A friend of mine with whom I had collaborated recommended me Clarice and I started reading her more until I discovered A Breath of Life; I totally fell in love with this story. With Clarice, it’s really crazy because I sometimes just look for quotes and there are many things that I take from her. I think she says something very similar to, ‘I achieve simplicity with great effort’, which is the leitmotif in the piece. I feel like it connects in a very different way to the ‘less is more’ idea because there is the whole process that you have to do to prepare yourself to achieve what is very simplistic in the end. I thought that this sentence connects so much to this type of architecture, but it’s a little bit more complex because it doesn’t show you all the things people had to do to get there.
The path that you trace while reciting the poem, is that something planned or improvised?
It was totally improvised. I had no idea how people would converge. I remember when I was walking, I got into a very intense state of trans-meditation – I don’t know how to call it. I’m in a very weird state of mind when I’m performing. I know people are there, but I just have to walk through. I saw they separated from me, which was sort of cool. It’s as if I were a zombie or someone with a contagious disease and people open up for me. I decided randomly to go left or right, which is pretty much the same for the music. For example, there was some loud music outside, so I decided to intensify my sound there.

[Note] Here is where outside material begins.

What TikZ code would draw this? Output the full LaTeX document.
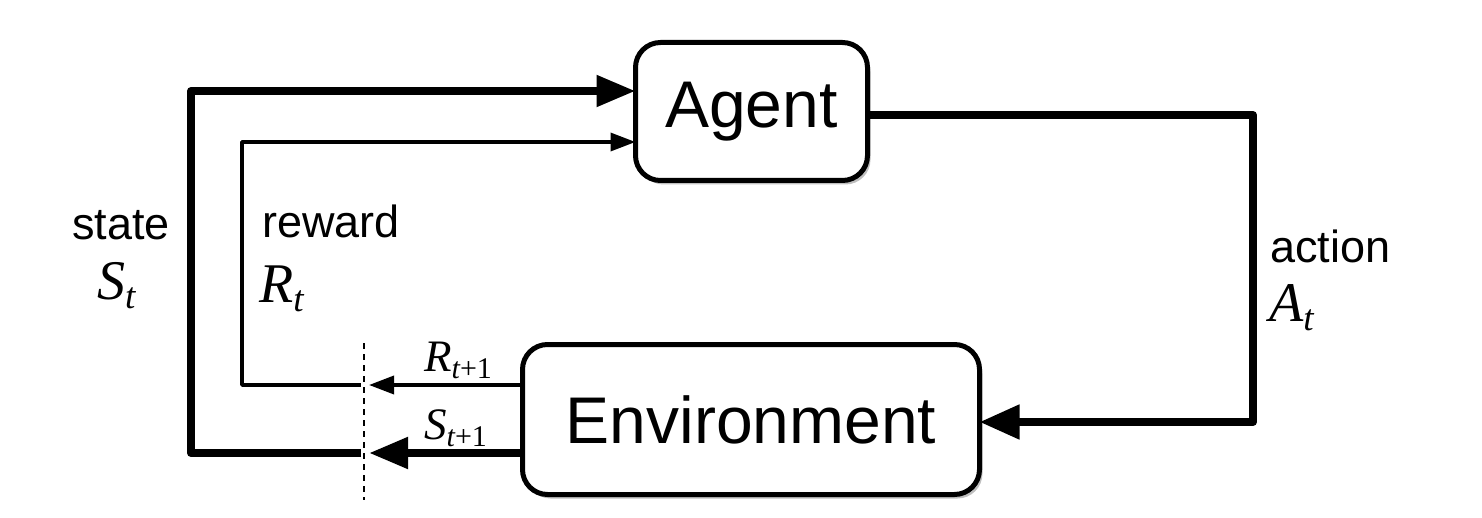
\documentclass[tikz,border=0pt]{standalone}
\usepackage{fontspec}
\setmainfont{Liberation Sans}
\newfontfamily\tms{Liberation Serif}
\usetikzlibrary{arrows.meta,shadows}
\newcommand\mathlbl[4]{{\fontsize{#1}{#1}\tms\itshape #2\raisebox{#4}{\fontsize{#3}{#3}\selectfont t\upshape}}}
\begin{document}
\begin{tikzpicture}[x=1pt,y=-1pt,
  box/.style={draw=black,line width=5pt,rounded corners=25pt,fill=white,outer sep=0pt,
    inner sep=0pt,font=\fontsize{66}{66}\selectfont,
    drop shadow={shadow xshift=3pt,shadow yshift=-4pt,opacity=0.25,fill=black}},
  thickline/.style={line width=8pt,line join=round},
  thinline/.style={line width=3.5pt,line join=round},
  bigtip/.style={-{Triangle[length=39pt,width=30pt]}},
  smalltip/.style={-{Triangle[length=25pt,width=18pt]}},
  lbl/.style={inner sep=0pt,font=\fontsize{45}{45}\selectfont},
  mlbl/.style={inner sep=0pt}]
\useasboundingbox (0,0) rectangle (1482,518);
\node[box,minimum width=232pt,minimum height=138pt] (agent) at (751.5,111.5) {Agent};
\node[box,minimum width=457pt,minimum height=150pt] (env) at (751,419.5) {Environment};
% dashed separator
\coordinate (dtop) at (364,343);
\coordinate (dbot) at (364,500);
\draw[line width=2pt,dash pattern=on 6pt off 5pt] (dtop) -- (dbot);
% reward loop
\coordinate (rtip) at (369,385);
\coordinate (rstart) at (361,385);
\coordinate (rcorner) at (242,385);
\draw[thinline,smalltip] ([yshift=34.5pt]env.west) -- (rtip);
\draw[thinline,smalltip] (rstart) -- (rcorner) |- ([yshift=-30.5pt]agent.west);
% state loop
\coordinate (stip) at (369,453);
\coordinate (sstart) at (361,453);
\coordinate (scorner) at (191,453);
\draw[thickline,bigtip] ([yshift=-33.5pt]env.west) -- (stip);
\draw[thickline,bigtip] (sstart) -- (scorner) |- ([yshift=20.5pt]agent.west);
% action loop
\coordinate (acorner) at (1253,115);
\draw[thickline,-{Triangle[length=40pt,width=33pt]}] ([yshift=-3.5pt]agent.east) -- (acorner) |- ([yshift=-2.5pt]env.east);
% labels
\node[lbl,anchor=base] (tstate) at (121,240) {state};
\node[mlbl,anchor=base west] (vstate) at (97,300) {\mathlbl{56}{S}{37}{-9pt}};
\node[lbl,anchor=base west] (treward) at (262,238) {reward};
\node[mlbl,anchor=base west] (vreward) at (259,303) {\mathlbl{56}{R}{37}{-9pt}};
\node[lbl,anchor=base west] (taction) at (1270,263) {action};
\node[mlbl,anchor=base west] (vaction) at (1269,322) {\mathlbl{56}{A}{37}{-9pt}};
\node[mlbl,anchor=base west] (vr1) at (424,371) {{\fontsize{45}{45}\tms\itshape R\raisebox{-7pt}{\fontsize{30}{30}\selectfont t\upshape +1}}};
\node[mlbl,anchor=base west] (vs1) at (424,439) {{\fontsize{45}{45}\tms\itshape S\raisebox{-7pt}{\fontsize{30}{30}\selectfont t\upshape +1}}};
\end{tikzpicture}
\end{document}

I take into account everything that’s happening.
A while back, you posted something on your Instagram account about Crossings, a new project you’ve collaborated with. Can you tell me a bit about the project? What is in the future for you?
Crossings is a compilation. It was an invitation to all artists to participate in this project that benefits refugees and a hotel in Athens that welcomes them. For this, I remixed one of Aaron Dilloway’s songs and he remixed one of mine. Regarding the future, I’m actually working with Aaron on a collaborative album. Also, I’m working on my next album as well, but I have no idea when that will be done. Also, I am creating an orchestra piece for Alarm Will Sound, from the United States. We are meeting in October to do the first workshops, which is very exciting because I have never composed for an orchestra and it’s a very big challenge.